SET PROBLEM: Write the data out again exactly, with no pictures.

DATA SHOWN:
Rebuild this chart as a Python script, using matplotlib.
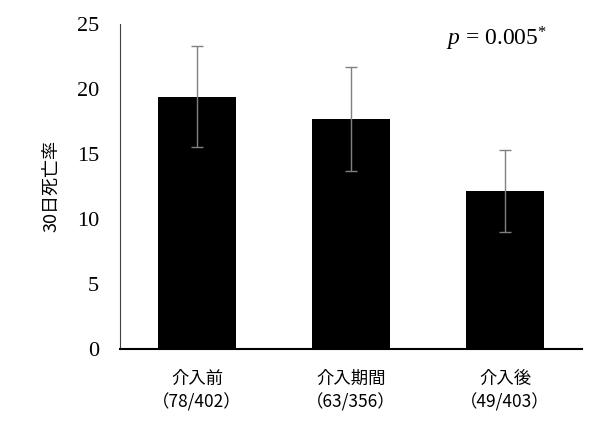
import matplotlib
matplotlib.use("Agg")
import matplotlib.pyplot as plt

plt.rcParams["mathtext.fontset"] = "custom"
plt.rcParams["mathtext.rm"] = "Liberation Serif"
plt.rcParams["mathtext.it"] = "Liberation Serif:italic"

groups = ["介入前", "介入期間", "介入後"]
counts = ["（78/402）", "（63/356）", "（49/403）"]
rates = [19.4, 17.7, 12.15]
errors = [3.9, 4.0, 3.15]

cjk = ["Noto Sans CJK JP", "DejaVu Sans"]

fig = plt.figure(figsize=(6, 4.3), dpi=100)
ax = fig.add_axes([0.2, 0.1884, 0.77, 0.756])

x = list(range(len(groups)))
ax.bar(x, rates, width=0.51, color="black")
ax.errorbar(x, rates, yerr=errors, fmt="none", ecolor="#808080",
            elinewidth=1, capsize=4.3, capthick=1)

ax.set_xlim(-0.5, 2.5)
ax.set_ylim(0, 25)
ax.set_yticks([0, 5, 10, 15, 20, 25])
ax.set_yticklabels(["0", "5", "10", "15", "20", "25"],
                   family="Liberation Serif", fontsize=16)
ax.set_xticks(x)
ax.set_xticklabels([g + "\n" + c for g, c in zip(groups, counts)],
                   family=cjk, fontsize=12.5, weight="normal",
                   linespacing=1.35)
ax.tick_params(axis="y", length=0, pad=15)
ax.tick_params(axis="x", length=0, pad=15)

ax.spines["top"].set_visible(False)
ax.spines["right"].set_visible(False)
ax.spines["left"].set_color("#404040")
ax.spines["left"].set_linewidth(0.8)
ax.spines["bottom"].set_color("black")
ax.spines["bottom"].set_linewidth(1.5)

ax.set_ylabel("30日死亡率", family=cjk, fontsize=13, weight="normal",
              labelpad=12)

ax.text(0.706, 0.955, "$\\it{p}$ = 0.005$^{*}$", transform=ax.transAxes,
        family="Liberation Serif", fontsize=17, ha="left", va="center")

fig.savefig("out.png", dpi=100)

REPLY:
Rebuild this chart as a Python script, using matplotlib.
import matplotlib
matplotlib.use("Agg")
import matplotlib.pyplot as plt

plt.rcParams["mathtext.fontset"] = "custom"
plt.rcParams["mathtext.rm"] = "Liberation Serif"
plt.rcParams["mathtext.it"] = "Liberation Serif:italic"

groups = ["介入前", "介入期間", "介入後"]
counts = ["（78/402）", "（63/356）", "（49/403）"]
rates = [19.4, 17.7, 12.15]
errors = [3.9, 4.0, 3.15]

cjk = ["Noto Sans CJK JP", "DejaVu Sans"]

fig = plt.figure(figsize=(6, 4.3), dpi=100)
ax = fig.add_axes([0.2, 0.1884, 0.77, 0.756])

x = list(range(len(groups)))
ax.bar(x, rates, width=0.51, color="black")
ax.errorbar(x, rates, yerr=errors, fmt="none", ecolor="#808080",
            elinewidth=1, capsize=4.3, capthick=1)

ax.set_xlim(-0.5, 2.5)
ax.set_ylim(0, 25)
ax.set_yticks([0, 5, 10, 15, 20, 25])
ax.set_yticklabels(["0", "5", "10", "15", "20", "25"],
                   family="Liberation Serif", fontsize=16)
ax.set_xticks(x)
ax.set_xticklabels([g + "\n" + c for g, c in zip(groups, counts)],
                   family=cjk, fontsize=12.5, weight="normal",
                   linespacing=1.35)
ax.tick_params(axis="y", length=0, pad=15)
ax.tick_params(axis="x", length=0, pad=15)

ax.spines["top"].set_visible(False)
ax.spines["right"].set_visible(False)
ax.spines["left"].set_color("#404040")
ax.spines["left"].set_linewidth(0.8)
ax.spines["bottom"].set_color("black")
ax.spines["bottom"].set_linewidth(1.5)

ax.set_ylabel("30日死亡率", family=cjk, fontsize=13, weight="normal",
              labelpad=12)

ax.text(0.706, 0.955, "$\\it{p}$ = 0.005$^{*}$", transform=ax.transAxes,
        family="Liberation Serif", fontsize=17, ha="left", va="center")

fig.savefig("out.png", dpi=100)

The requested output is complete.